NEWSにとっててごちゃんの声が無いこと、てごちゃんベースで年々キーが上がりまくる楽曲をてごちゃん抜きで歌うこと、外部向けとも言えるチャリティーコンサートなので恐らくメジャーどころのセットリストが組まれているだろう。つまりNEWS担でも耳馴染みのあの曲やあの曲が、未来が見えない状態で不可抗力のRepresentされてしまうこと。書けば書くほどもうやめたくなる。
そして無力だなあと思い知る。
クローバーの歌詞にこんなフレーズがある。
『優しい君が探してた場所が 僕らの愛したここだといいが』のところ、わたしはすごく好き。

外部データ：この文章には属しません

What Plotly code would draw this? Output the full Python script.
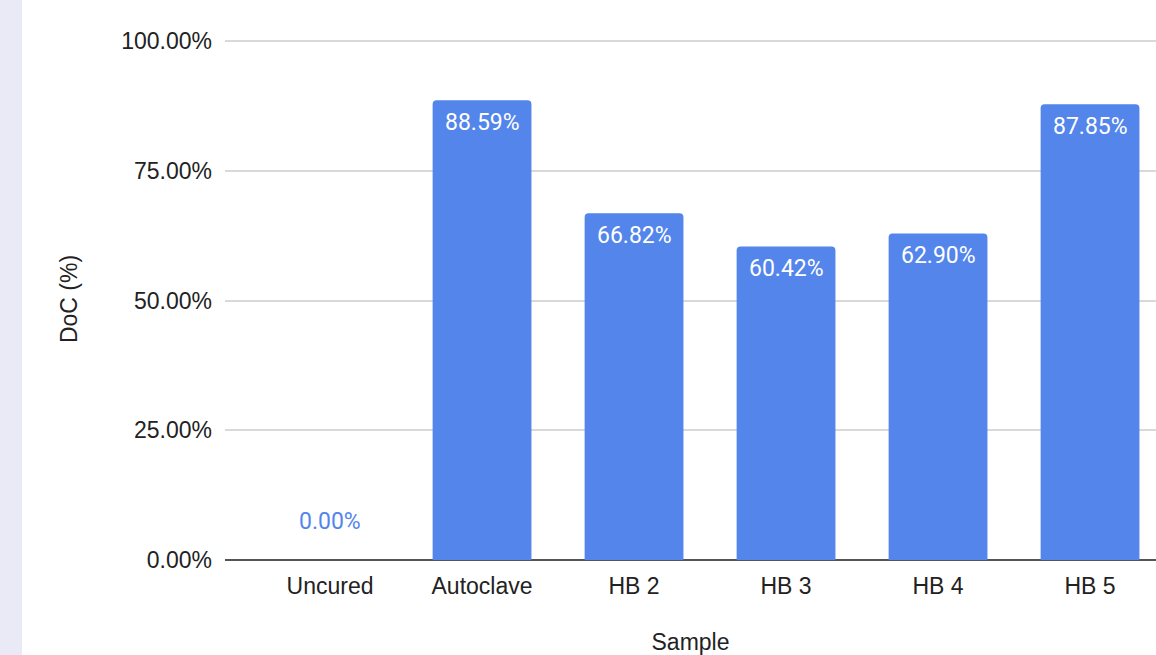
import plotly.graph_objects as go

# Degree of cure per sample
samples = ["Uncured", "Autoclave", "HB 2", "HB 3", "HB 4", "HB 5"]
doc_values = [0.00, 88.59, 66.82, 60.42, 62.90, 87.85]
y_ticks = [0, 25, 50, 75, 100]
y_tick_labels = ["0.00%", "25.00%", "50.00%", "75.00%", "100.00%"]

BAR_COLOR = "#5385EB"
TEXT_COLOR = "#222222"
AXIS_FONT = "Liberation Sans, Arial, sans-serif"
LABEL_FONT = "Roboto, sans-serif"

W, H = 1156, 655
Y_TOP = 100.6          # a little headroom so the 100% gridline is drawn
M_L, M_R, M_B = 225, 0, 95
px_per_unit = 519 / 100
plot_h = px_per_unit * Y_TOP
M_T = H - M_B - plot_h
plot_w = W - M_L - M_R

fig = go.Figure()
fig.add_trace(go.Bar(
    x=samples,
    y=doc_values,
    marker=dict(color=BAR_COLOR, line=dict(width=0)),
    width=0.65,
    hoverinfo="x+y",
))

# value labels: inside the top of each bar, above the axis for empty bars
annotations = []
for name, v in zip(samples, doc_values):
    if v > 0:
        annotations.append(dict(
            x=name, y=v, xref="x", yref="y",
            text=f"{v:.2f}%", showarrow=False,
            yanchor="middle", yshift=-22,
            font=dict(family=LABEL_FONT, size=23, color="#FFFFFF"),
        ))
    else:
        annotations.append(dict(
            x=name, y=v, xref="x", yref="y",
            text=f"{v:.2f}%", showarrow=False,
            yanchor="middle", yshift=39,
            font=dict(family=LABEL_FONT, size=23, color=BAR_COLOR),
        ))

fig.update_layout(
    width=W, height=H,
    margin=dict(l=M_L, r=M_R, t=M_T, b=M_B, pad=0),
    paper_bgcolor="#FFFFFF",
    plot_bgcolor="#FFFFFF",
    showlegend=False,
    barcornerradius=4,
    annotations=annotations,
    shapes=[dict(
        type="rect", xref="paper", yref="paper",
        x0=-M_L / plot_w, x1=(22 - M_L) / plot_w,
        y0=-M_B / plot_h - 0.05, y1=1 + M_T / plot_h + 0.05,
        fillcolor="#EAEAF6", line=dict(width=0), layer="below",
    )],
    xaxis=dict(
        range=[-0.691, 5.434],
        automargin=False,
        showgrid=False,
        showline=False,
        zeroline=False,
        ticks="",
        tickfont=dict(family=AXIS_FONT, size=23, color=TEXT_COLOR),
        ticklabelstandoff=10,
        title=dict(text="Sample", standoff=43,
                   font=dict(family=AXIS_FONT, size=23, color=TEXT_COLOR)),
        fixedrange=True,
    ),
    yaxis=dict(
        range=[0, Y_TOP],
        automargin=False,
        tickvals=y_ticks,
        ticktext=y_tick_labels,
        showgrid=True,
        gridcolor="#D9D9D9",
        gridwidth=1.5,
        zeroline=True,
        zerolinecolor="#555555",
        zerolinewidth=2,
        showline=False,
        ticks="",
        ticklabelstandoff=12,
        tickfont=dict(family=AXIS_FONT, size=23, color=TEXT_COLOR),
        title=dict(text="DoC (%)", standoff=37,
                   font=dict(family=AXIS_FONT, size=23, color=TEXT_COLOR)),
        fixedrange=True,
    ),
)

fig.write_html("out.html", config={"displayModeBar": False})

増田さんが書いたパートなのだけど、わたしの解釈では“僕らの愛したここ”にきっとコンサートが含まれる。そして“僕ら”は紛れもなくNEWSちゃんたちなのだろうけど、わたしは、私たちファンも含めた“僕ら”なんだって勝手に思ってる。
ものすごく自惚れた話をするけど、わたしは観客もコンサートの一部だと思ってる。
歓声やペンライト、一緒に踊ったり、私たちは特に歌うパートも多い。そしてステージに立つNEWSちゃん。それら全部が合わさった時、完全な状態のコンサートが生まれると思っている。今回の配信は粋な演出が多く、客席にはペンライトのような装飾が施されており、まるで制御されているかのように色が変わる。
だけど、お客さんがいないから歓声が、無い。
『コンサートはするのも見るのも好き』と豪語する増田さんが、お客さんがいない、完全でない形のステージに立たなければいけないこと。
そして、もしかしたらアイドル人生で5本の指に入るくらいしんどいかもしれないこと。
1番肝心な時に歓声をかけてあげられないということ。確かに手紙を書くとか、気持ちを伝えられる方法が無いわけではないのはわかってる。
ただ、コンサートのエネルギーを信じる人が、ペンライトの海の美しさを知る人が感じる孤独はどんなもんなのか。計り知れなくて怖い。
クローバーの歌詞はこう続く。
『誰かを傷つけるヤツから ただお前を守れる言葉が
いつでもいつもここに来て、
俺に甘えていいんだよって伝えてあげたいだけなんだ』
できることならそっくりそのまま君にこの言葉を返したい。
笑っちゃうくらい無力なオタクだけど、誰に指をさされようとも君の味方でいるよ。
もう祈るくらいしか思いつかないんだ。
何を祈ればいいのか、どうなればいいのか、そんな難しいことは何もわからない。
ただ今は、君の目に映る世界が少しでも希望のある世界であれと願うだけ。